In order to protect the patient’s privacy interests given the competing need to disclose, such a cause of action would provide a powerful incentive to medical corporations to implement protections against disclosures. Given the highly personal nature of medical data at risk of disclosure, the harm associated with dissemination of such sensitive private information, the ease with which employees of a medical corporation may access confidential data and disseminate it through the use of a commonly held and inexpensive device, a cellular telephone, and the inability of patients to protect themselves from employee *489misconduct, such an incentive furthers the State’s public policy in protecting the confidentiality of medical records.

The certified question should be answered in the affirmative.

Chief Judge Lippman and Judges Graffeo, Read, Smith and Abdus-Salaam concur with Judge Pigott; Judge Rivera dissents and votes to answer the certified question in the affirmative in an opinion.

Following certification of a question by the United States Court of Appeals for the Second Circuit and acceptance of the question by this Court pursuant to section 500.27 of this Court’s Rules of Practice, and after hearing argument by counsel for the parties and consideration of the briefs and record submitted, certified question answered in the negative.

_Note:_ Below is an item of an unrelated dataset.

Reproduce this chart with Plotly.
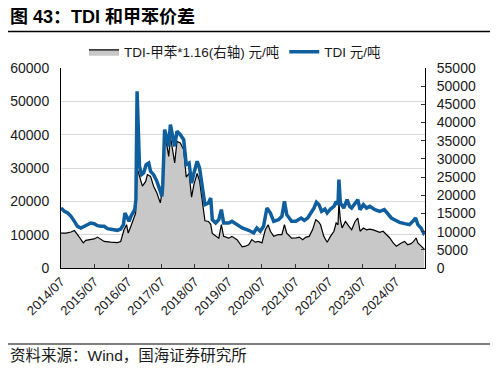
import plotly.graph_objects as go

# TDI price (left axis, 元/吨)
tdi_dates = [
    "2014-07-01", "2014-08-07", "2014-09-12", "2014-10-18", "2014-11-24", "2014-12-28",
    "2015-02-03", "2015-03-10", "2015-04-15", "2015-05-22", "2015-06-28", "2015-08-03",
    "2015-09-10", "2015-10-15", "2015-11-20", "2016-01-12", "2016-03-06", "2016-04-12",
    "2016-05-12", "2016-05-28", "2016-06-25", "2016-07-12", "2016-08-01", "2016-08-28",
    "2016-09-12", "2016-09-25", "2016-10-08", "2016-11-03", "2016-11-25", "2016-12-18",
    "2017-01-15", "2017-02-12", "2017-03-04", "2017-04-06", "2017-05-12", "2017-06-12",
    "2017-07-06", "2017-07-15", "2017-08-04", "2017-08-30", "2017-09-18", "2017-10-06",
    "2017-11-01", "2017-11-22", "2017-12-17", "2018-01-22", "2018-02-28", "2018-03-28",
    "2018-04-28", "2018-05-25", "2018-06-20", "2018-07-25", "2018-08-20", "2018-09-20",
    "2018-10-18", "2018-11-25", "2018-12-20", "2019-01-06", "2019-02-12", "2019-03-18",
    "2019-04-15", "2019-05-10", "2019-07-03", "2019-08-08", "2019-10-03", "2019-11-28",
    "2020-02-07", "2020-04-01", "2020-05-06", "2020-06-12", "2020-07-18", "2020-08-24",
    "2020-10-01", "2020-11-06", "2020-12-28", "2021-02-03", "2021-03-03", "2021-03-28",
    "2021-05-20", "2021-07-05", "2021-09-01", "2021-10-06", "2021-11-12", "2021-12-15",
    "2022-01-20", "2022-02-15", "2022-03-15", "2022-04-12", "2022-05-18", "2022-06-12",
    "2022-07-18", "2022-08-25", "2022-09-18", "2022-10-08", "2022-10-18", "2022-11-03",
    "2022-12-10", "2023-01-15", "2023-02-12", "2023-03-06", "2023-04-12", "2023-05-12",
    "2023-06-06", "2023-07-12", "2023-08-15", "2023-09-20", "2023-11-15", "2024-01-06",
    "2024-02-25", "2024-04-06", "2024-05-12", "2024-06-15", "2024-08-10", "2024-10-03",
    "2024-11-25", "2025-01-01", "2025-02-01", "2025-02-25", "2025-04-01", "2025-04-28",
    "2025-05-12",
]
tdi_values = [
    18000, 17000, 16500, 15500, 14000, 12500,
    12000, 12500, 13000, 13500, 13300, 12700,
    12500, 12500, 11800, 11500, 11300, 11700,
    13000, 16500, 14500, 14000, 15500, 17000,
    17500, 20500, 53000, 30500, 28000, 28500,
    31000, 31500, 29000, 28000, 26000, 23500,
    21500, 25000, 41500, 39000, 36500, 43000,
    39000, 36500, 41000, 40000, 38500, 31000,
    31500, 25500, 28500, 32000, 30000, 23500,
    19000, 19500, 21000, 14500, 13500, 14500,
    17500, 13500, 13500, 14000, 13000, 12000,
    11300, 10500, 12000, 11000, 12500, 18000,
    16500, 14000, 14500, 15500, 20000, 16000,
    14000, 14000, 15000, 14300, 15000, 16500,
    18000, 19700, 19000, 17000, 17700, 16500,
    17700, 18500, 20000, 19000, 26500, 19500,
    18000, 20500, 18500, 18000, 19500, 20500,
    17500, 19000, 18000, 18500, 17500, 17000,
    17500, 16000, 15000, 14500, 13700, 13300,
    13000, 14000, 15000, 13000, 12000, 10500,
    11000,
]

# TDI - toluene*1.16 spread (right axis, 元/吨)
spread_dates = [
    "2014-07-01", "2014-08-25", "2014-10-18", "2014-11-24", "2014-12-28", "2015-02-03",
    "2015-03-01", "2015-03-28", "2015-05-22", "2015-06-28", "2015-08-03", "2015-09-10",
    "2015-10-15", "2015-12-25", "2016-03-06", "2016-04-12", "2016-05-18", "2016-06-15",
    "2016-07-03", "2016-08-01", "2016-08-28", "2016-09-22", "2016-10-08", "2016-11-03",
    "2016-12-05", "2017-01-10", "2017-01-28", "2017-03-04", "2017-04-06", "2017-05-12",
    "2017-06-18", "2017-07-15", "2017-08-04", "2017-08-30", "2017-09-18", "2017-10-06",
    "2017-11-01", "2017-11-22", "2017-12-17", "2018-01-22", "2018-02-28", "2018-03-28",
    "2018-04-28", "2018-05-25", "2018-06-20", "2018-07-25", "2018-08-20", "2018-09-20",
    "2018-10-18", "2018-11-25", "2018-12-20", "2019-01-06", "2019-02-12", "2019-03-18",
    "2019-04-15", "2019-05-10", "2019-07-03", "2019-08-08", "2019-10-03", "2019-11-28",
    "2020-01-03", "2020-02-07", "2020-03-12", "2020-04-18", "2020-05-25", "2020-07-01",
    "2020-08-06", "2020-09-06", "2020-10-01", "2020-11-06", "2020-12-28", "2021-02-03",
    "2021-03-03", "2021-03-28", "2021-05-20", "2021-07-05", "2021-08-12", "2021-09-18",
    "2021-10-25", "2021-11-28", "2022-01-03", "2022-02-08", "2022-03-06", "2022-04-01",
    "2022-05-06", "2022-06-12", "2022-07-18", "2022-08-25", "2022-09-18", "2022-10-08",
    "2022-10-18", "2022-11-03", "2022-11-22", "2022-12-28", "2023-02-03", "2023-03-06",
    "2023-04-12", "2023-05-12", "2023-06-06", "2023-07-12", "2023-08-15", "2023-09-20",
    "2023-10-28", "2023-12-03", "2024-01-06", "2024-02-12", "2024-03-18", "2024-04-25",
    "2024-06-01", "2024-07-06", "2024-08-28", "2024-10-03", "2024-11-06", "2024-12-12",
    "2025-01-10", "2025-02-06", "2025-02-25", "2025-04-01", "2025-05-06",
]
spread_values = [
    9600, 9600, 9900, 10300, 9200, 7800,
    6900, 7600, 7800, 8000, 8500, 7800,
    7300, 7100, 7000, 7300, 10500, 11900,
    9600, 11500, 13300, 15100, 27500, 25200,
    22500, 23800, 25700, 25200, 22500, 20600,
    17900, 22000, 36000, 33500, 30700, 36200,
    31600, 28900, 34800, 34400, 32500, 25000,
    26000, 19500, 23000, 26000, 24000, 17500,
    13000, 12800, 12000, 9500, 8700, 8200,
    11900, 8700, 8200, 8700, 7800, 5800,
    6000, 6400, 7800, 7100, 7300, 6900,
    10500, 11900, 10100, 8700, 9200, 9200,
    11900, 9600, 8200, 8250, 8500, 7800,
    8500, 8700, 10500, 13300, 12800, 11900,
    8700, 7100, 8700, 10100, 12400, 11900,
    17900, 13300, 11000, 12800, 11500, 10500,
    12800, 13700, 10100, 11000, 10500, 10700,
    10500, 10100, 9800, 10100, 9200, 8250,
    6900, 6000, 6900, 7300, 6400, 6700,
    7300, 8250, 6900, 6100, 5200,
]

x_tick_vals = ["2014-07-01", "2015-07-01", "2016-07-01", "2017-07-01", "2018-07-01",
               "2019-07-01", "2020-07-01", "2021-07-01", "2022-07-01", "2023-07-01",
               "2024-07-01"]
x_tick_text = ["2014/07", "2015/07", "2016/07", "2017/07", "2018/07", "2019/07",
               "2020/07", "2021/07", "2022/07", "2023/07", "2024/07"]

FONT = "Liberation Sans, Arial, Noto Sans CJK SC, sans-serif"

fig = go.Figure()
fig.add_trace(go.Scatter(
    x=spread_dates, y=spread_values, yaxis="y2", name="TDI-甲苯*1.16(右轴) 元/吨",
    mode="lines", line=dict(color="black", width=1.2), fill="tozeroy",
    fillcolor="#c8c8c8",
))
fig.add_trace(go.Scatter(
    x=tdi_dates, y=tdi_values, yaxis="y", name="TDI 元/吨",
    mode="lines", line=dict(color="#0f5e9e", width=3.5),
))

# page has an 8px body margin: figure coords = page coords - 8
OFF = 8
W, H = 482, 356
PL, PR, PT, PB = 61, 425, 68, 268  # plot area in page coords
L, R, T, B = PL - OFF, PR - OFF, PT - OFF, PB - OFF


def px(xp):
    return (xp - PL) / (PR - PL)


def py(yp):
    return (PB - yp) / (PB - PT)


fig.update_layout(
    width=W, height=H,
    margin=dict(l=L, r=W - R, t=T, b=H - B, autoexpand=False),
    paper_bgcolor="white", plot_bgcolor="white",
    font=dict(family=FONT, size=14, color="#1a1a1a"),
    showlegend=True,
    legend=dict(orientation="h", x=px(84), y=py(52), xanchor="left", yanchor="middle",
                font=dict(size=13.5, family=FONT), bgcolor="rgba(0,0,0,0)",
                itemwidth=30, tracegroupgap=0),
    xaxis=dict(
        type="date", range=["2014-07-01", "2025-05-14"],
        tickvals=x_tick_vals, ticktext=x_tick_text, tickangle=-45,
        ticks="inside", ticklen=4, tickcolor="#333",
        showline=True, linecolor="black", linewidth=1, showgrid=False,
        tickfont=dict(size=13), zeroline=False, automargin=False,
    ),
    yaxis2=dict(
        side="right", range=[0, 55000], dtick=5000, tick0=0, tickformat="d",
        ticks="inside", ticklen=4, tickcolor="#333",
        showline=True, linecolor="black", linewidth=1, showgrid=False,
        zeroline=False, tickfont=dict(size=14), ticklabelstandoff=8, automargin=False,
    ),
    yaxis=dict(
        overlaying="y2", side="left", range=[0, 60000], dtick=10000, tick0=0,
        tickformat="d",
        showline=True, linecolor="black", linewidth=1,
        showgrid=True, gridcolor="#d9d9d9", gridwidth=1, zeroline=False,
        ticks="", tickfont=dict(size=14), ticklabelstandoff=8, automargin=False,
    ),
    shapes=[
        dict(type="line", xref="paper", yref="paper", x0=px(3), x1=px(494),
             y0=py(31.5), y1=py(31.5), line=dict(color="black", width=1.5)),
        dict(type="line", xref="paper", yref="paper", x0=px(3), x1=px(494),
             y0=py(344), y1=py(344), line=dict(color="black", width=1.2)),
    ],
    annotations=[
        dict(text="<b>图 43：TDI 和甲苯价差</b>", xref="paper", yref="paper",
             x=px(8), y=py(16), xanchor="left", yanchor="middle", showarrow=False,
             font=dict(size=18, family="Liberation Sans, Noto Sans CJK SC", color="black")),
        dict(text="资料来源：Wind，国海证券研究所", xref="paper", yref="paper",
             x=px(8), y=py(355), xanchor="left", yanchor="middle", showarrow=False,
             font=dict(size=15.5, family="Liberation Sans, Noto Sans CJK SC", color="#1a1a1a")),
    ],
)

fig.write_html("out.html")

The majority believes that claims based on vicarious liability and sounding in negligence limited to conduct within the scope of employment provide sufficient relief for a patient whose private information is wrongfully disclosed (majority op at 485). As the instant case well illustrates, those causes of action alone are inadequate to remedy a breach of the duty to maintain the confidentiality of personal data, and they provide cold comfort to a patient whose personal data is disclosed due to the status of the employee and regardless of the actions of the employer that facilitated disclosure. Our legal system must be responsive to a health care service system with its attendant comprehensive data collection, supported by technological advances that are vulnerable to access.